Amazon – You can deliver growth, or margins, but woe betide a ‘go go’ growth stock disappointing on both metrics. In our analysis of the relationship between revenue growth and growth ratings of what we called the “super-growthers” we had identified the correlation between the rate at which revenues were growing (and expected to grow) ahead of the market and the number of years the market was prepared to reach out for the valuation to revert back to a market average growth rating. When looking at this relationship for groups such as Google, Ebay and Yahoo, what was also apparent was that the transition from a ‘super’ to a mere mortal could prove to be precipitous once the prospective rate of revenue growth sank towards +20% YoY.

For Amazon, Q4 revenue growth at +35% is still far from falling into this category, although the deceleration, when combined with this year’s margin pressure, as the group subsidises its Kindle Fire, has clearly spooked the markets. While markets will need to take stock of how much of this really represents a structural down shift in growth rather another seasonal lull in Q4, the valuation horizon has now almost halved, from over 4 years to under 2.5 years before reverting the group back to a market average growth rating. Unlike for Google, Ebay etc however, Amazon has not had the offsetting trade-off of higher margins as the group is still very much being run for growth, notwithstanding that markets remain undecided on the Kindle Fire strategy and returns. As such, Amazon’s current valuation has entered that twilight zone, caught halfway between discounting the threat of a maturing growth rate, but still expected to delivering 30% plus annual revenue growth until out to FY14 on current consensus forecasts.
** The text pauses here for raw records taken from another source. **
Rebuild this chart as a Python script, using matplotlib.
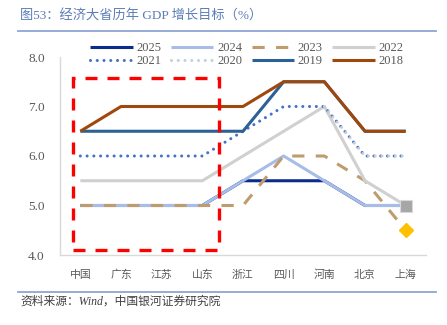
import numpy as np
import matplotlib
matplotlib.use("Agg")
import matplotlib.pyplot as plt
from matplotlib.patches import Rectangle
from matplotlib.lines import Line2D

# provinces along the x axis
provinces = ["中国", "广东", "江苏", "山东", "浙江", "四川", "河南", "北京", "上海"]

# GDP growth targets by year (%)
g2025 = [5.0, 5.0, 5.0, 5.0, 5.5, 5.5, 5.5, 5.0, 5.0]
g2024 = [5.0, 5.0, 5.0, 5.0, 5.5, 6.0, 5.5, 5.0, 5.0]
g2023 = [5.0, 5.0, 5.0, 5.0, 5.0, 6.0, 6.0, 5.5, 4.5]
g2022 = [5.5, 5.5, 5.5, 5.5, 6.0, 6.5, 7.0, 5.5, 5.0]
g2021 = [6.0, 6.0, 6.0, 6.0, 6.5, 7.0, 7.0, 6.0, 6.0]
g2020 = [np.nan, np.nan, np.nan, np.nan, np.nan, np.nan, 7.0, 6.0, 6.0]
g2019 = [6.5, 6.5, 6.5, 6.5, 6.5, 7.5, 7.5, 6.5, 6.5]
g2018 = [6.5, 7.0, 7.0, 7.0, 7.0, 7.5, 7.5, 6.5, 6.5]

years = ["2025", "2024", "2023", "2022", "2021", "2020", "2019", "2018"]
series = [g2025, g2024, g2023, g2022, g2021, g2020, g2019, g2018]

# line styles per year
styles = {
    "2025": dict(color="#0B2C8C", ls="-", cap="butt"),
    "2024": dict(color="#A7BCE6", ls="-", cap="butt"),
    "2023": dict(color="#BF9C6E", ls=(0, (4, 3.7)), cap="butt"),
    "2022": dict(color="#D0D0D0", ls="-", cap="butt"),
    "2021": dict(color="#4472C4", ls=(0, (0.01, 2.2)), cap="round"),
    "2020": dict(color="#C8CDD6", ls=(0, (0.01, 2.2)), cap="round"),
    "2019": dict(color="#2B6195", ls="-", cap="butt"),
    "2018": dict(color="#9E480E", ls="-", cap="butt"),
}

cjk = ["Noto Sans CJK SC", "DejaVu Sans"]
mixed = ["Liberation Serif", "Noto Sans CJK SC", "DejaVu Sans"]
grey_txt = "#595959"

fig = plt.figure(figsize=(4.47, 3.25), dpi=100)
ax = fig.add_axes([60 / 447, 70 / 325, 366 / 447, 198 / 325])

x = np.arange(len(provinces))
handles = []
for yr, vals in zip(years, series):
    st = styles[yr]
    h, = ax.plot(x, vals, color=st["color"], linestyle=st["ls"], lw=2.2,
                 solid_capstyle="butt", dash_capstyle=st["cap"], label=yr)
    handles.append(h)

# end-point markers for Shanghai
ax.plot(x[-1], g2022[-1], "s", ms=8.5, color="#A6A6A6", mec="#D9D9D9", mew=0.8, zorder=5)
ax.plot(x[-1], g2023[-1], "D", ms=7, color="#FFC000", mec="#FFC000", zorder=5)

# highlight box around the national and first three provinces
box = Rectangle((-0.17, 4.1), 3.57, 3.48, fill=False, edgecolor="#FF0000",
                lw=2.4, linestyle=(0, (3.6, 3.0)), clip_on=False, zorder=6)
ax.add_patch(box)

ax.set_xlim(-0.5, len(provinces) - 0.5)
ax.set_ylim(4, 8)
ax.set_yticks([4, 5, 6, 7, 8])
ax.set_yticklabels([f"{v:.1f}" for v in [4, 5, 6, 7, 8]],
                   family="Liberation Serif", fontsize=9.5, color=grey_txt)
ax.set_xticks(x)
ax.set_xticklabels(provinces, family=cjk, fontsize=7.8, color=grey_txt)
ax.tick_params(axis="both", length=0)
ax.tick_params(axis="x", pad=10.5)
ax.tick_params(axis="y", pad=11)
for side in ["top", "right"]:
    ax.spines[side].set_visible(False)
for side in ["left", "bottom"]:
    ax.spines[side].set_color("#D9D9D9")
    ax.spines[side].set_linewidth(1.0)

# legend laid out row by row
order = [0, 4, 1, 5, 2, 6, 3, 7]
leg = fig.legend([handles[i] for i in order], [years[i] for i in order],
                 ncol=4, loc="upper left", bbox_to_anchor=(84 / 447, 1 - 36 / 325),
                 frameon=False, borderpad=0, handlelength=3.4, handletextpad=0.3,
                 columnspacing=0.75, labelspacing=0.05,
                 prop=dict(family="Liberation Serif", size=9))
for t in leg.get_texts():
    t.set_color(grey_txt)

# title and rules
fig.text(20 / 447, 1 - 16 / 325, "图53：经济大省历年 GDP 增长目标（%）", family=mixed,
         fontsize=9.5, color="#5B7CB6", va="center", ha="left")
fig.add_artist(Line2D([18 / 447, 436 / 447], [1 - 31 / 325] * 2, color="#8EA6D6", lw=1.3))
fig.add_artist(Line2D([18 / 447, 436 / 447], [1 - 292 / 325] * 2, color="#8EA6D6", lw=1.3))
fig.text(20 / 447, 1 - 302 / 325, "资料来源：Wind，中国银河证券研究院", family=mixed,
         fontsize=8.5, color="#404040", va="center", ha="left", style="italic")

fig.savefig("out.png", dpi=100)
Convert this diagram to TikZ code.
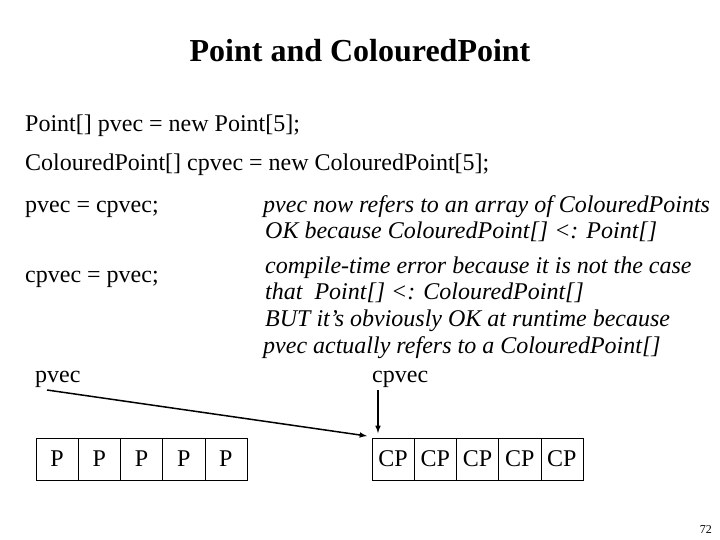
\documentclass[tikz,border=0pt]{standalone}
\usepackage{fontspec}
\setmainfont{Liberation Serif}
\usetikzlibrary{arrows,positioning}

\begin{document}
\begin{tikzpicture}[x=1pt, y=-1pt,
    title/.style={anchor=base, inner sep=0pt, font=\fontsize{32}{36}\selectfont\bfseries},
    code/.style={anchor=base west, inner sep=0pt, font=\fontsize{24}{28}\selectfont},
    note/.style={anchor=base west, inner sep=0pt, font=\fontsize{24}{28}\selectfont\itshape},
    cell/.style={rectangle, draw, minimum width=42.2pt, minimum height=42pt,
        inner sep=0pt, outer sep=0pt, font=\fontsize{24}{28}\selectfont},
    arrow/.style={->, line width=1.5pt, >=latex}
]
    \useasboundingbox (0,0) rectangle (720,540);

    \node[title] (head) at (360,62) {Point and ColouredPoint};

    \node[code] (decl1) at (25,132) {Point[] pvec = new Point[5];};
    \node[code] (decl2) at (25,171) {ColouredPoint[] cpvec = new ColouredPoint[5];};
    \node[code] (asg1) at (25,212) {pvec = cpvec;};
    \node[code] (asg2) at (25,282) {cpvec = pvec;};

    \node[note] (n1) at (263,212) {pvec now refers to an array of ColouredPoints};
    \node[note] (n2) at (265,238) {OK because ColouredPoint[] <: Point[]};
    \node[note] (n3) at (265,273) {compile-time error because it is not the case};
    \node[note] (n4) at (265,299) {that \ Point[] <: ColouredPoint[]};
    \node[note] (n5) at (265,326) {BUT it's obviously OK at runtime because};
    \node[note] (n6) at (263,353) {pvec actually refers to a ColouredPoint[]};

    % the two arrays
    \node[cell, anchor=north west] (pcell1) at (36,438) {P};
    \node[cell, anchor=north west] (cpcell1) at (372,438) {CP};
    \foreach \i [evaluate=\i as \j using int(\i-1)] in {2,...,5} {
        \node[cell, right=0pt of pcell\j] (pcell\i) {P};
        \node[cell, right=0pt of cpcell\j] (cpcell\i) {CP};
    }

    \node[code] (pvlbl) at (35,382) {pvec};
    \node[code] (cpvlbl) at (372,382) {cpvec};

    \coordinate (pvtail) at (47,390);
    \draw[arrow] (pvtail) -- ([xshift=-5pt,yshift=2pt]cpcell1.north west);
    \draw[arrow] ([xshift=6pt,yshift=-3pt]cpvlbl.south west) -- ([xshift=6pt,yshift=5pt]cpcell1.north west);

    \node[anchor=base east, inner sep=0pt, font=\fontsize{12}{14}\selectfont] (pageno) at (712,533) {72};
\end{tikzpicture}
\end{document}
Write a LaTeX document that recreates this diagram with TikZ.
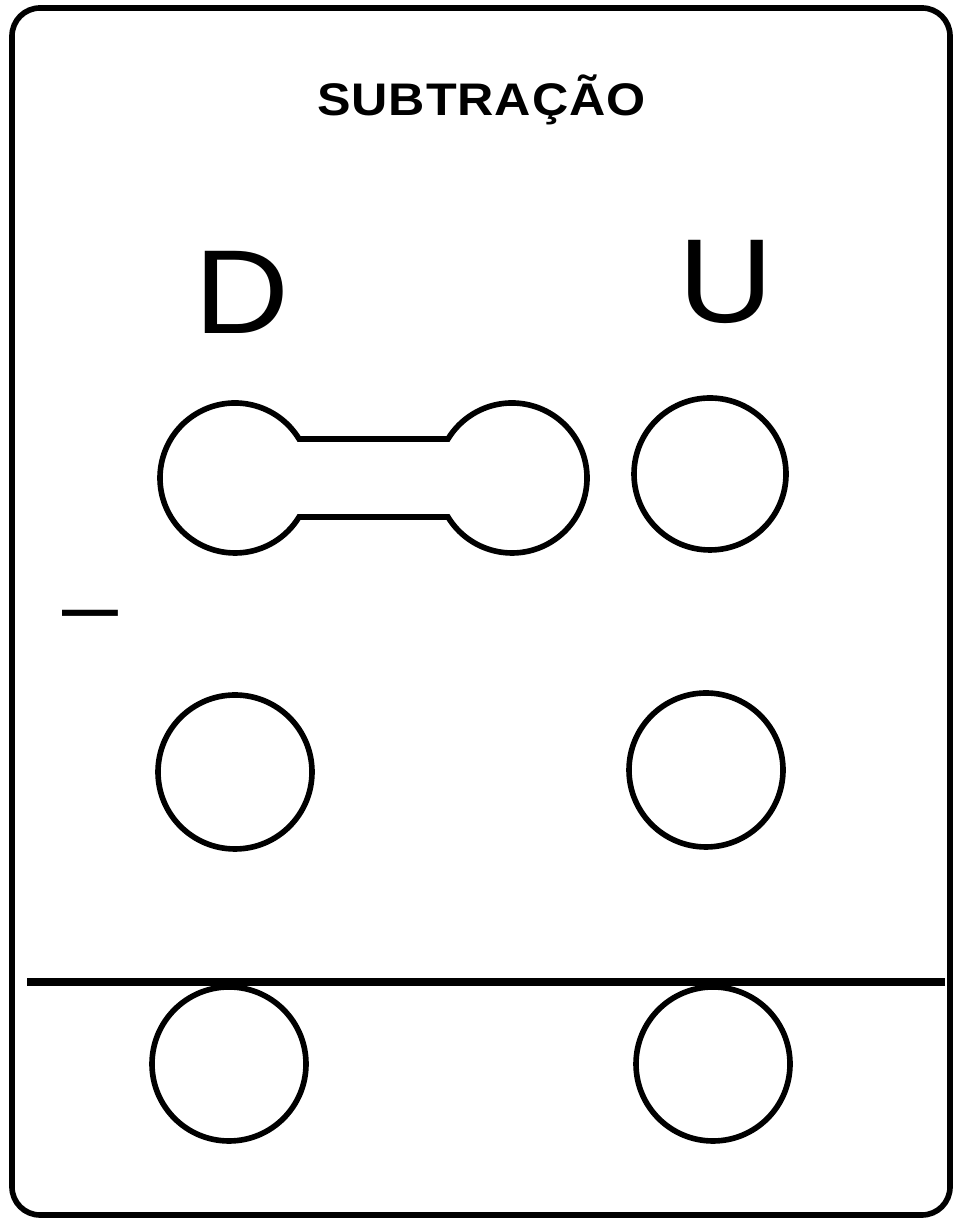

If the valuation horizon is sensitive to the absolute rate of revenue growth, Amazon’s relative share price performance has also reflected the directional changes on revenue growth momentum. The relationship however is reactive rather than predictive. Slowing rates of revenue growth, as seen in Q4 (albeit marginally) have invariably depressed the shares but have provided limited relevant insight to the medium term direction of revenues. If the market is currently fretting over a small initial ‘loss’ per Kindle Fire sold, at some point its attention will turn to the millions of marketing portals out there providing marketing information and driving traffic back to Amazon, to the benefit of both revenues and margins.

Valuation summary
At 2x revenues for a sub 2% operating margin, Amazon is clearly not being valued on last year’s metrics. With revenues growing by around +30% pa however, we estimate that the markets will be reaching out to FY15, where the multiple of revenues could by then be under 0.5x. The question then is the extent to which Amazon’s existing scale advantage and prospective acceleration in online content sales will drop through to margins. At this stage, given the managements propensity to trade margins for further growth, we factored in what we regard as a relatively undemanding EBITA margin recovery by FY15 to 5%, which after discounting a broadly market average growth rating equates an NPV of 158p and our target entry level.